US Supreme Court justices appear to agree with Starbucks in its challenge to a judicial order requiring it to rehire seven employees at a Tennessee cafe who were fired as they pursued unionization efforts. The case centers on the legal standard that federal courts must use to issue a preliminary injunction requested by the National Labor Relations Board (NLRB) under the National Labor Relations Act. Starbucks contends that if the lower courts had applied stricter criteria, the case would have come out differently.

Some justices appeared to agree that courts should have the primary role in determining a “likelihood of success” in the case before issuing an injunction. The conservative justice Neil Gorsuch told the justice department lawyer Austin Raynor, who was defending the injunction against Starbucks, that other federal agencies are subject to the stricter standard. The NLRB seeks this kind of injunction only in “the cream-of-the-crop cases,” which the board receives 20,000 unfair labor charges every year and issues 750 complaints.

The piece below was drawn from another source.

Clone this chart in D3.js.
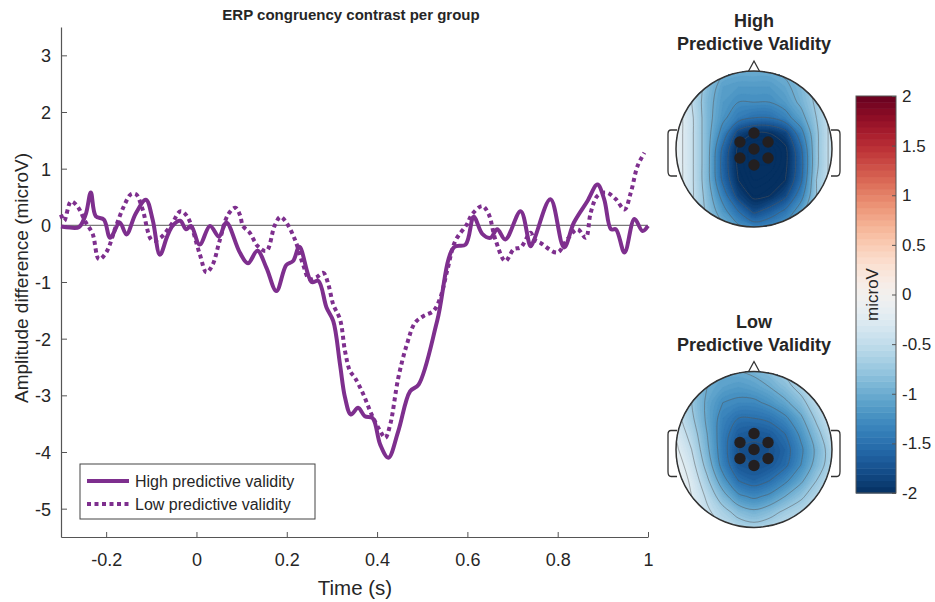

About 400 Starbucks locations in the United States have unionized, involving more than 10,000 employees. Both sides at times have accused the other of unlawful or improper conduct. Hundreds of complaints have been filed with the NLRB accusing Starbucks of unlawful labor practices such as firing union supporters, spying on workers, and closing stores during labor campaigns. Starbucks has denied wrongdoing and said it respects the right of workers to choose whether to unionize.

In February, both sides agreed to create a “framework” to guide organizing and collective bargaining and potentially settle scores of pending legal disputes. The case began in 2022 when workers at the Poplar Avenue store in Memphis became among the first to unionize.